Courses » FILM 230: Film and Religion

Description

Religion echoes humanity's spiritual search for meaning and truth; film projects humanity’s deepest hopes and fears on-screen. But what happens when the two worlds of religion and film overlap and engage one another in conversation? FILM 230 examines the medium of film as a window for contemplating religious semantics in contemporary culture; it focuses on how filmmakers have borrowed from religion to articulate various cultural and aesthetic ideas, concerns, and stories. This course will encompass both explicitly and implicitly religious film narratives, using a broad cross-section of genres – from Jesus movies to secular sci-fi flicks – and a wide range of denominational lenses and imaginations, to compare religion in film, religion through film and religion as film.
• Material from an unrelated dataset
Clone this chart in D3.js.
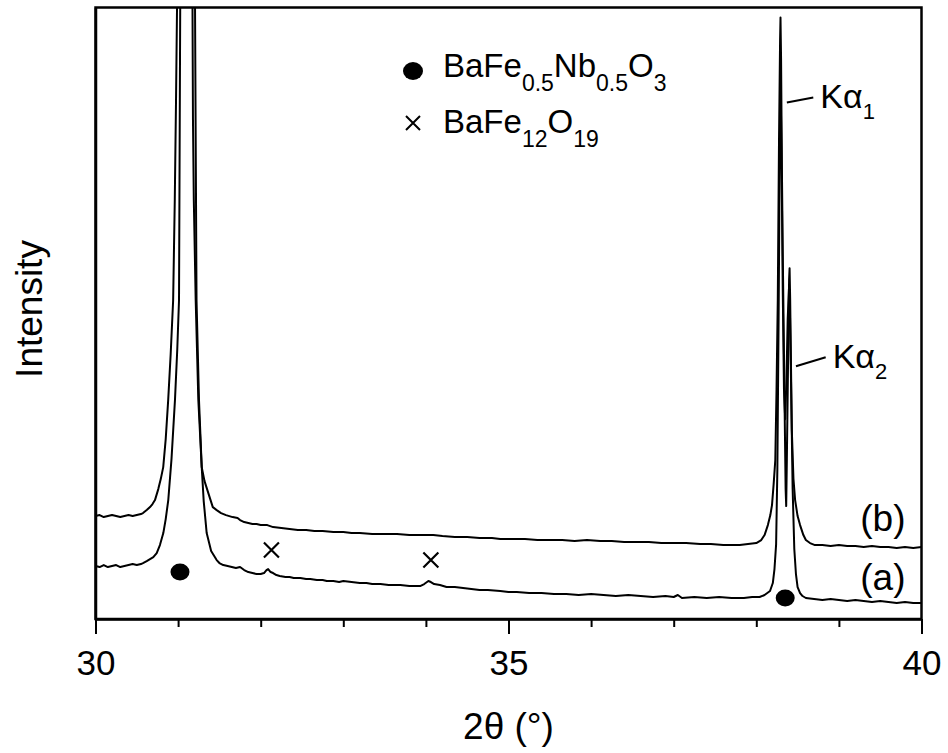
<!DOCTYPE html>
<html>
<head>
<meta charset="utf-8">
<script src="https://cdn.jsdelivr.net/npm/d3@7"></script>
<style>
  html, body { margin: 0; padding: 0; background: #fff; }
  svg { display: block; }
  text { font-family: "Liberation Sans", Arial, Helvetica, sans-serif; fill: #000; }
</style>
</head>
<body>
<svg id="chart" width="948" height="753"></svg>
<script>
// ---------- data (2θ in degrees, intensity in arbitrary units) ----------
const thetaA = [30.00,30.05,30.10,30.15,30.20,30.25,30.30,30.35,30.40,30.45,30.50,30.55,30.575,30.62,30.66,30.70,30.741,30.78,30.821,30.85,30.881,30.92,30.962,30.99,31.011,31.02,31.035,31.07,31.10,31.13,31.165,31.18,31.19,31.213,31.245,31.286,31.31,31.346,31.40,31.467,31.50,31.547,31.60,31.65,31.70,31.75,31.80,31.85,31.90,31.95,32.00,32.04,32.07,32.09,32.12,32.15,32.19,32.23,32.30,32.35,32.40,32.48,32.55,32.60,32.68,32.75,32.80,32.88,32.95,33.00,33.10,33.20,33.28,33.35,33.45,33.55,33.62,33.69,33.80,33.88,33.93,33.98,34.03,34.06,34.10,34.17,34.25,34.35,34.45,34.55,34.65,34.75,34.90,35.00,35.10,35.25,35.40,35.55,35.70,35.85,36.00,36.15,36.30,36.45,36.60,36.75,36.90,37.00,37.05,37.10,37.25,37.40,37.55,37.70,37.85,37.95,38.04,38.10,38.166,38.20,38.22,38.24,38.255,38.27,38.285,38.295,38.305,38.32,38.335,38.35,38.365,38.38,38.395,38.405,38.42,38.44,38.46,38.48,38.50,38.53,38.56,38.60,38.70,38.80,38.90,39.00,39.10,39.20,39.30,39.40,39.50,39.60,39.70,39.80,39.90,40.00];
const intensityA = [53,52,54,52,53,54,52,53,54,55,54,55,56,58,60,62,66,74,86,100,119,160,219,270,319,500,800,1600,2200,1600,800,500,420,319,219,152,118,86,68,59,56,54,53,52,51,52,49,47,46,45,45,46,49,50,47,46,44,43,42,42,41,41,40,40,39,39,38,38,37,38,37,36,36,35,35,34,34,34,33,33,33,35,38,37,35,34,32,32,31,30,29,29,28,27,27,26,26,25,25,24,25,24,23,24,23,22,23,22,24,21,22,21,22,21,21,22,22,24,28,36,50,75,150,300,480,530,470,330,230,200,240,300,330,320,240,130,70,45,32,26,23,21,20,19,20,19,18,19,18,17,18,17,16,17,16,16];

const thetaB = [30.00,30.05,30.10,30.15,30.20,30.25,30.30,30.35,30.40,30.45,30.50,30.55,30.575,30.62,30.66,30.69,30.72,30.76,30.79,30.82,30.85,30.88,30.91,30.94,30.96,30.975,30.987,31.00,31.05,31.10,31.15,31.19,31.205,31.215,31.223,31.253,31.286,31.32,31.366,31.42,31.467,31.52,31.58,31.66,31.72,31.75,31.80,31.85,31.90,31.95,32.00,32.08,32.15,32.25,32.35,32.45,32.55,32.65,32.75,32.88,33.00,33.10,33.20,33.35,33.50,33.65,33.80,33.95,34.09,34.20,34.35,34.50,34.65,34.80,34.90,35.05,35.20,35.35,35.50,35.65,35.80,35.95,36.11,36.25,36.40,36.55,36.70,36.85,37.00,37.15,37.32,37.45,37.60,37.70,37.80,37.90,38.00,38.06,38.10,38.14,38.17,38.19,38.21,38.23,38.245,38.26,38.275,38.288,38.293,38.30,38.31,38.32,38.34,38.355,38.362,38.37,38.385,38.397,38.403,38.41,38.43,38.45,38.47,38.50,38.53,38.57,38.60,38.65,38.71,38.80,38.90,39.00,39.10,39.20,39.30,39.40,39.50,39.60,39.70,39.80,39.90,40.00];
const intensityB = [103,104,102,103,104,103,102,103,104,103,104,105,106,109,112,115,119,130,140,152,180,219,265,319,420,520,612,800,1500,2500,1500,800,612,450,319,219,152,138,126,112,109,106,104,102,101,99,97,96,95,95,94,94,92,91,90,89,89,88,88,87,87,86,86,85,85,85,84,84,84,83,82,82,81,81,80,80,80,79,79,79,78,79,78,78,77,77,77,76,76,76,75,75,74,74,74,75,76,79,84,94,104,114,135,159,230,319,480,580,602,560,450,369,230,130,113,160,260,340,351,320,189,140,119,103,94,84,79,76,74,74,73,74,73,73,72,73,72,72,71,72,71,72];

// phase markers
const perovskiteMarks = [[31.023, 47], [38.35, 21]];   // BaFe0.5Nb0.5O3 (●)
const hexaferriteMarks = [[32.13, 69], [34.06, 59]];   // BaFe12O19 (×)

const xMajorTicks = [30, 35, 40];
const xMinorTicks = [31, 32, 33, 34, 36, 37, 38, 39];
const xDomain = [30, 40];
const yDomain = [0, 612];

const seriesLabels = [["(b)", 78], ["(a)", 19]];
const legendItems = [
  {symbol: "dot",   parts: [["BaFe",0],["0.5",1],["Nb",0],["0.5",1],["O",0],["3",1]]},
  {symbol: "cross", parts: [["BaFe",0],["12",1],["O",0],["19",1]]}
];
const kAlphaNotes = [
  {sub: "1", from: [38.37, 517], to: [38.69, 522]},
  {sub: "2", from: [38.48, 253], to: [38.84, 262]}
];

// ---------- layout ----------
const margin = {left: 95.5, top: 7.5, right: 948 - 921.5, bottom: 753 - 619};
const W = 948 - margin.left - margin.right;
const H = 753 - margin.top - margin.bottom;

const svg = d3.select("#chart");
const g = svg.append("g").attr("transform", `translate(${margin.left},${margin.top})`);

const x = d3.scaleLinear().domain(xDomain).range([0, W]);
const y = d3.scaleLinear().domain(yDomain).range([H, 0]);

svg.append("defs").append("clipPath").attr("id", "plotclip")
  .append("rect").attr("x", 0).attr("y", 0).attr("width", W).attr("height", H);

// curves
const line = d3.line().x(d => x(d[0])).y(d => y(d[1]));
const dataA = thetaA.map((t, i) => [t, intensityA[i]]);
const dataB = thetaB.map((t, i) => [t, intensityB[i]]);
const curves = g.append("g").attr("clip-path", "url(#plotclip)");
[dataA, dataB].forEach(d => {
  curves.append("path").datum(d).attr("d", line)
    .attr("fill", "none").attr("stroke", "#000").attr("stroke-width", 2)
    .attr("stroke-linejoin", "round");
});

// markers
g.selectAll("ellipse.pv").data(perovskiteMarks).join("ellipse")
  .attr("cx", d => x(d[0])).attr("cy", d => y(d[1]))
  .attr("rx", 9.5).attr("ry", 8.5).attr("fill", "#000");
const crossPath = s => `M${-s},${-s}L${s},${s}M${-s},${s}L${s},${-s}`;
g.selectAll("path.hx").data(hexaferriteMarks).join("path")
  .attr("transform", d => `translate(${x(d[0])},${y(d[1])})`)
  .attr("d", crossPath(7.5)).attr("stroke", "#000").attr("stroke-width", 2.2).attr("fill", "none");

// frame
g.append("rect").attr("x", 0).attr("y", 0).attr("width", W).attr("height", H)
  .attr("fill", "none").attr("stroke", "#000").attr("stroke-width", 2.5);

// x axis
const xAxis = d3.axisBottom(x).tickValues(xMajorTicks).tickSize(15).tickPadding(16)
  .tickFormat(d3.format("d")).tickSizeOuter(0);
const xAx = g.append("g").attr("transform", `translate(0,${H})`).call(xAxis);
xAx.select(".domain").attr("stroke-width", 2.5);
xAx.selectAll(".tick line").attr("stroke-width", 2);
xAx.selectAll(".tick text").style("font-size", "35px")
  .style("font-family", "'Liberation Sans', Arial, sans-serif");
const xMinor = d3.axisBottom(x).tickValues(xMinorTicks).tickSize(8).tickFormat("").tickSizeOuter(0);
const xMi = g.append("g").attr("transform", `translate(0,${H})`).call(xMinor);
xMi.select(".domain").remove();
xMi.selectAll(".tick line").attr("stroke-width", 2);

// left axis (no ticks)
const yAx = g.append("g").call(d3.axisLeft(y).tickValues([]).tickSizeOuter(0));
yAx.select(".domain").attr("stroke-width", 2.5);

// axis titles
svg.append("text").attr("x", margin.left + W / 2).attr("y", 739)
  .attr("text-anchor", "middle").style("font-size", "37px").text("2θ (°)");
svg.append("text").attr("transform", "translate(42,309) rotate(-90)")
  .attr("text-anchor", "middle").style("font-size", "37px").text("Intensity");

// series labels
g.selectAll("text.sl").data(seriesLabels).join("text")
  .attr("x", W - 16).attr("y", d => y(d[1]) - 10)
  .attr("text-anchor", "end").style("font-size", "37px").text(d => d[0]);

// legend
const legend = svg.append("g").attr("transform", "translate(413,0)");
legendItems.forEach((it, i) => {
  const cy = 71 + i * 52;
  if (it.symbol === "dot") {
    legend.append("ellipse").attr("cx", 0).attr("cy", cy).attr("rx", 10).attr("ry", 9).attr("fill", "#000");
  } else {
    legend.append("path").attr("transform", `translate(0,${cy})`).attr("d", crossPath(7))
      .attr("stroke", "#000").attr("stroke-width", 2).attr("fill", "none");
  }
  const t = legend.append("text").attr("x", 30).attr("y", 77 + i * 56).style("font-size", "33px");
  let prevSub = 0;
  it.parts.forEach(([s, sub]) => {
    const ts = t.append("tspan").text(s);
    ts.style("font-size", sub ? "23px" : "33px");
    const dy = (sub ? 14 : 0) - (prevSub ? 14 : 0);
    if (dy !== 0) ts.attr("dy", dy);
    prevSub = sub;
  });
});

// Kα annotations
kAlphaNotes.forEach(n => {
  const x1 = x(n.from[0]), y1 = y(n.from[1]), x2 = x(n.to[0]), y2 = y(n.to[1]);
  g.append("line").attr("x1", x1).attr("y1", y1).attr("x2", x2).attr("y2", y2)
    .attr("stroke", "#000").attr("stroke-width", 2);
  const t = g.append("text").attr("x", x2 + 7).attr("y", y2 + 11).style("font-size", "34px");
  t.append("tspan").text("Kα");
  t.append("tspan").text(n.sub).style("font-size", "22px").attr("dy", 11);
});
</script>
</body>
</html>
We will contemplate topics such as the sermonic nature of cinema, film spectatorship as religious experience, transcendent soundtracks, Christian symbolism, scriptural intertextuality and the pervasive incorporation of Christ-figures in even the most secular of flicks. Our goal is to observe thematically and comparatively the power of film to sculpt modern religious perceptions. As our culture shifts from literacy to visuality, it is as important as ever to think critically about how our most popular story-telling medium reflects and refracts facets of our religious nature and enters into discourse with, challenges, and even embodies, core Christian beliefs, both onscreen and off. FILM 230 will combine film screenings and discussion with accompanying readings and lectures.